マシニングセンターで穴加工
~ドリル(レギュラー形)~
加工技術
2019.09.12
ドリルについての説明
工具メーカー:OSG
型番:VP-GDR (スーパープレミアムハイス レギュラ形)
コーティング:V (TiCN)
先端角度:120゜
工具(ドリル)の特徴と当社が選んだ理由
炭素鋼、合金鋼、調質鋼(~35HRC)、工具鋼、鋳鉄、と幅広いワーク材に適したドリルで、当社でも頻繁に使用するワーク材を、ほとんどこの1種類のドリルで対応できる。
VPH-GDR (調質鋼用粉末ハイス レギュラー形) は特定代理店在庫品で入手できないケースも多く、 VP-GDR (スーパープレミアムハイス レギュラ形) の方が入手が容易で、さらに安価であるため。

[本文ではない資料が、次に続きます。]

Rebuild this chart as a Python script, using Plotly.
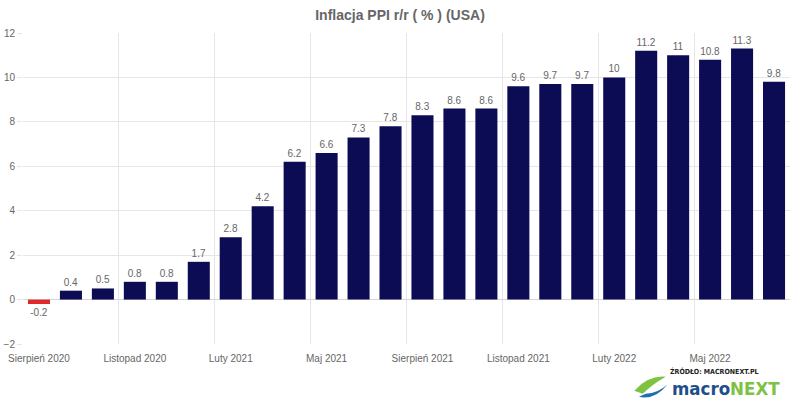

ドリルの母材はハイスであり、超硬のような硬さはないが、超硬ドリルのような刃こぼれが起きにくいので、マシニングセンターでの無人穴あけ加工でも安心・安全に加工を 行える。
万一、穴あけ加工中にドリル折れが発生した場合、当社では放電加工で折れたドリルの除去をすることがほとんどで、超硬ドリルの場合は放電で工具除去するには、非常に時間がかかるのでこれを懸念してハイスドリルを選択した。
V (TiCN) コーティングは、
- TiN層にTiCN層を皮膜させた複層構造により、TiNコーティングに比べより高い硬度が得られる。
- ハイス工具の高速化、長寿命化に有効。
その他注意点
ドリルの振れを 0.03㎜ 以下に抑える。
加工時の「回転数」「送り速度」は、カタログ値(切削条件表)を参考にして、一部当社で調整しており、ワークの材質によって切削条件を変えている。
固定サイクルは「G83」を使用。
「G83」や「G73」を使用してステップ加工すると、切粉かみが要因だと思われるドリル先端の欠けが、ときどき発生することががあり「G81」に変更しようか現在検討中である。
「G81」に変更しても切削液がドリル先端に十分供給出来ていれば問題はないのだが、横型マシニングセンターは十分な供給が出来ない可能性が高い。
ステップ(Q)は0.5×D(工具直径)としている。(φ8ドリルの場合はQ=4.)
ドリルの再研、再コーティングは社内で行わず、業者に依頼することで安定した精度と工具寿命を実現する。